- _Problem details_: Print word for word the first line of the listing below and every line after it, through the line with "Chart.register(...registerables);". Leave out the pictures and the rest.

- _Given information_:
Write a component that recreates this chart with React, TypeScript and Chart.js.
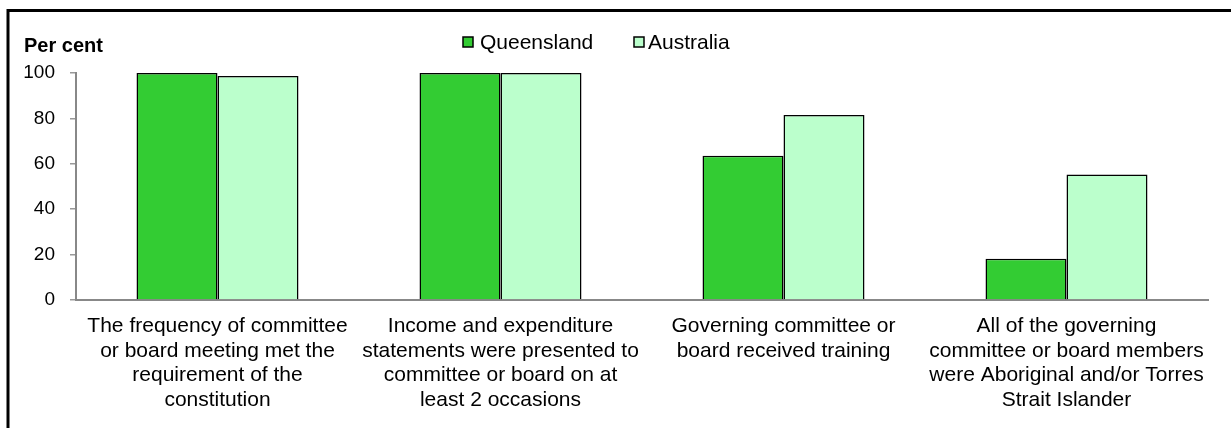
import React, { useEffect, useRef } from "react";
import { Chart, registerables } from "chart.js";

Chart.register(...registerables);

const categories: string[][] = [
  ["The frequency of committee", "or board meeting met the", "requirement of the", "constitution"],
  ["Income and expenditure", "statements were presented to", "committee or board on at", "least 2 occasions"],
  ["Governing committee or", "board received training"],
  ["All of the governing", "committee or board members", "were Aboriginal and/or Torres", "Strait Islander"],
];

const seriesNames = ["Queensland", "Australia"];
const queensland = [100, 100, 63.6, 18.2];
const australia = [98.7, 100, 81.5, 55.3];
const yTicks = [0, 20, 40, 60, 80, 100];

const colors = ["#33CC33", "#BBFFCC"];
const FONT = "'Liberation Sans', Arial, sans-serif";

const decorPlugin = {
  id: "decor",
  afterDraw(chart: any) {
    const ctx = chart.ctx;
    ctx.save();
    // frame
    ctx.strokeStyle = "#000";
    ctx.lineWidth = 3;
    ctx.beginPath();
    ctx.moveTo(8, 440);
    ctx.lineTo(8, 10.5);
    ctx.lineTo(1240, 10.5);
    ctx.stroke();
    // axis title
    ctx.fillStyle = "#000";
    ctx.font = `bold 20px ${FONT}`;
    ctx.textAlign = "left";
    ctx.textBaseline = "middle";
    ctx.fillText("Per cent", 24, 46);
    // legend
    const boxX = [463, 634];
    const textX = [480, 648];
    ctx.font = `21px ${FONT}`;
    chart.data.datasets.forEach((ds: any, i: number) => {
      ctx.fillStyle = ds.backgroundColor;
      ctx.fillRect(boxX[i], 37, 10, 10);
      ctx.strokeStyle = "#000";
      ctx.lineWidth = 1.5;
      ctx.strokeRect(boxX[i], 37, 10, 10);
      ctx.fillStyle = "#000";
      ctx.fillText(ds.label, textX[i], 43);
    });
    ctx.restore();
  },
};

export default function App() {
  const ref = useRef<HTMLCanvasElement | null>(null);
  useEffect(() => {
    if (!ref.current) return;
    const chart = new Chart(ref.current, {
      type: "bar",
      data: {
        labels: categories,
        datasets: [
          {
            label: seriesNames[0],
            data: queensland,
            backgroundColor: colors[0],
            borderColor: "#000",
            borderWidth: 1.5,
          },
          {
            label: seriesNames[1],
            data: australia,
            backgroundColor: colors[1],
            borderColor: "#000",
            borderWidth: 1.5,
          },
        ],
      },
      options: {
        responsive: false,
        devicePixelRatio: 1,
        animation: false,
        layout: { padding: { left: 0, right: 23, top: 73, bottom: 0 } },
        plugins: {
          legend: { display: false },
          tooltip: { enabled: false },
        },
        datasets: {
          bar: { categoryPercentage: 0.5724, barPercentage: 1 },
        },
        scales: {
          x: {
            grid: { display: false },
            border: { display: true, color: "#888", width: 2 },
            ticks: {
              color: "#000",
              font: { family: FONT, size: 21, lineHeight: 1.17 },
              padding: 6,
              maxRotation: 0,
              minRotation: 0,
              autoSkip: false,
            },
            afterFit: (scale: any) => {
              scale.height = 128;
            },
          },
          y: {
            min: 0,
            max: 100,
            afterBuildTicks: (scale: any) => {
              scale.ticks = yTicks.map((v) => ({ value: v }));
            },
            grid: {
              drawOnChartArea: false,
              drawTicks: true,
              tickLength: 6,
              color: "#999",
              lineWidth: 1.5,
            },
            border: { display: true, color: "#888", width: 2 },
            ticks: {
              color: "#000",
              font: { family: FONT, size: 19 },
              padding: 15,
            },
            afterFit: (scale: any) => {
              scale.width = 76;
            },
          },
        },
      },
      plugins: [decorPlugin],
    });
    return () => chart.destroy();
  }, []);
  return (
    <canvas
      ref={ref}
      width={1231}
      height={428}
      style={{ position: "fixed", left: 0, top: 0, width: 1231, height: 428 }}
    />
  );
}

- _Output below_:
Write a component that recreates this chart with React, TypeScript and Chart.js.
import React, { useEffect, useRef } from "react";
import { Chart, registerables } from "chart.js";

Chart.register(...registerables);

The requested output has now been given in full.